Illustration: Chen Xia/GT
The Biden administration updated on Tuesday its Xinjiang supply chain business advisory. It threatens American enterprises with excuses such as the "use of forced labor" and "human rights abuses," saying that "businesses and individuals that do not exit supply chains, ventures, and/or investments connected to Xinjiang could run a high risk of violating US law."
All of the US' recent moves against China's Xinjiang follow an assembly line-like pattern.
First, Washington picks an industry in which it takes China as a threat to US industries. Second, it uses trumped-up charges, like threatening data security and violating human rights. Then, it funds media and social groups to launch a propaganda war against it. And finally, it takes advantage of groups it funds to justify its unreasonable, confrontational policies against China.
The US forcibly linked so-called "forced labor" and "human rights abuses" with Xinjiang's cotton and photovoltaic industries, so as to squeeze the living space of Chinese enterprises and make excess profits for the US.
The US had dominated the global cotton market for years, but its global share is now much smaller than that in 2004. As for photovoltaic power, there were 75 major solar parts factories in the US, most of which have been closed, according to Bloomberg.
US politicians blame China for that, but they will never talk about the real, complicated factors - some of which are attributed to the US itself - behind those changes of numbers. US' inconsistent and piecemeal policy is one among the factors. As long as they can convince people there is a need to counter and contain China, it is enough for them.
China's high-tech giant Huawei is another victim of US dirty tricks. The US accuses Huawei of engaging in data espionage, but it has never provided any evidence. In the meantime, Washington has been lobbying allies to join its anti-Huawei campaign, while having media hype its accusations, distorting and demonizing the image of Huawei.
Cotton is a pillar industry in Xinjiang, and the region is a major source of polysilicon, used to make solar panels. It has become a thorn in the side of anti-China forces in the US-led West.
In the first place, they portrayed Xinjiang as a place where human rights are frequently violated to provide a reasonable context for their "forced labor" accusation. They upheld the banner of human rights to slander China's governance in Xinjiang and regional development in a bid to crack down on local industries. Next, they referred to administrative methods to legitimatize their vicious intent and threatened American businesses and individuals to stay away from Xinjiang in the name of law.

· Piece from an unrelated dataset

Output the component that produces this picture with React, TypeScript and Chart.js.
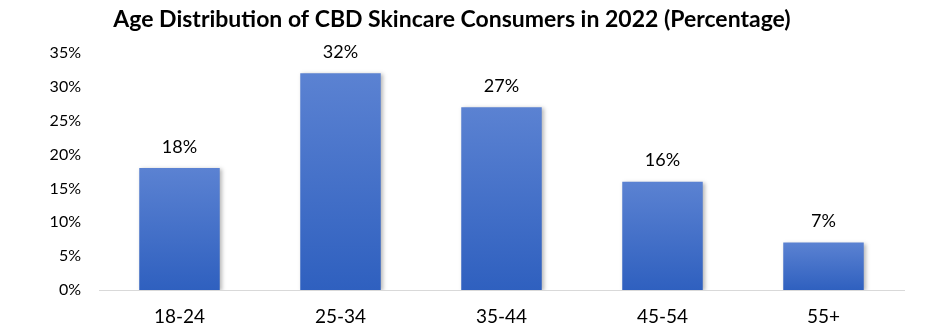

If the US succeeds in its Xinjiang attempts, it will be targeting China's other key industries that it views as threats, trying to strip them from the global industrial chain. This will trigger a domino effect, Li Haidong, a professor at the Institute of International Relations of China Foreign Affairs University, told the Global Times on Wednesday. "This is a very sinister and vicious move. We must not compromise, because it involves China's core interests of national security and development."
In the face of US' intention to create unemployment and poverty, disrupt Xinjiang, and contain China's development, "we should expose US malice to the world, fully expose its ambition, and make clear that it goes against the people's will to destroy the global economy and market rules through its political manipulation," Li said.
As China has issued the Anti-Foreign Sanctions Law, countermeasures on the unjustified extraterritorial application of foreign laws, and a list of unreliable entities, the country has formed its own toolbox against sanctions, interference and long-arm jurisdiction.
If politicians bring businesses into trouble in both China and the US for their own political gain, these capital-backed politicians will actually shoot themselves in the foot.